/sparkedatools

The missing SparklyR EDA toolkit (for use in R). Quick, efficient, and easy to use

Primary LanguageR

sparkedatools

The missing SparklyR EDA toolkit (for use in R). Quick, efficient, and easy to use.

Wrap and graph the outputs from the SparkEDA package for Spark.

You will need a few things to get started.

  1. Grab the SparkEDA Jar from my website

  2. Download this repository to your R home or other location Note: You will need devtools installed in R (as this package is not yet up on CRAN

install.packages("devtools")
library("devtools")

Then

devtools::install_github('GabeChurch/sparkedatools')
  1. Edit your SparklyR Configuration (in R)
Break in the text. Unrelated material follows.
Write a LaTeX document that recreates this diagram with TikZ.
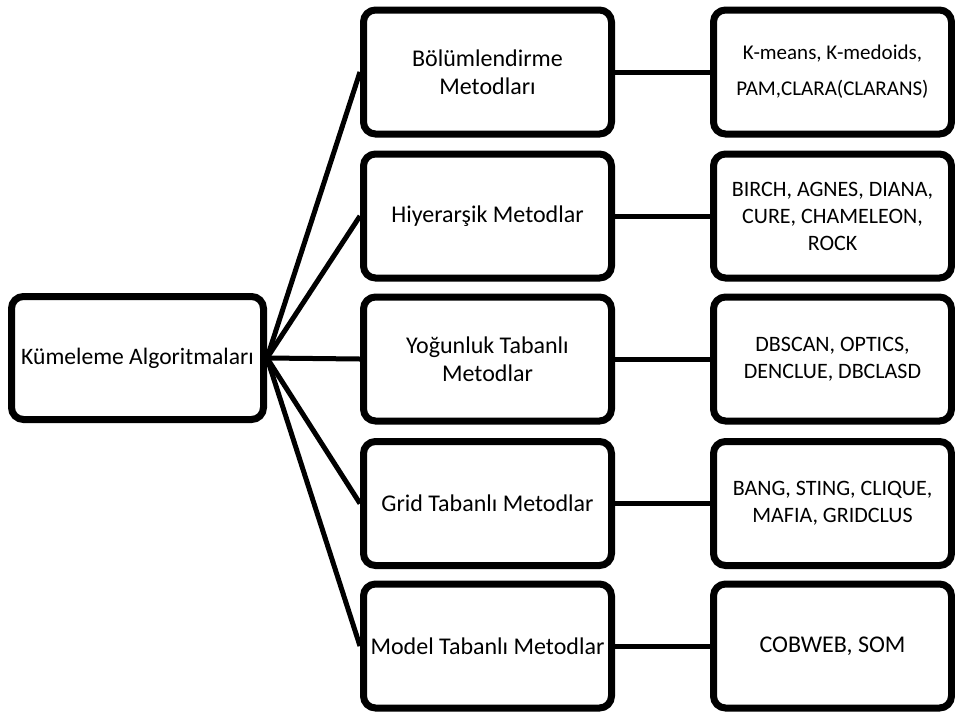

You need to add the SparkEDA jar for the package to work in R.

conf = spark_config()

This is the important line

#This is the configuration option
conf$'sparklyr.jars.default'= "/system/path/to/sparkeda_2.11-2.07.jar"
sc = spark_connect(master = "yarn-client", config = conf, version = '2.3.2')

The ORDER IS IMPORTANT. Must be BEFORE you have connected and AFTER you have instantiated your spark_config in R.

  1. Enjoy being able to visualize and understand your giant data-sets like never before!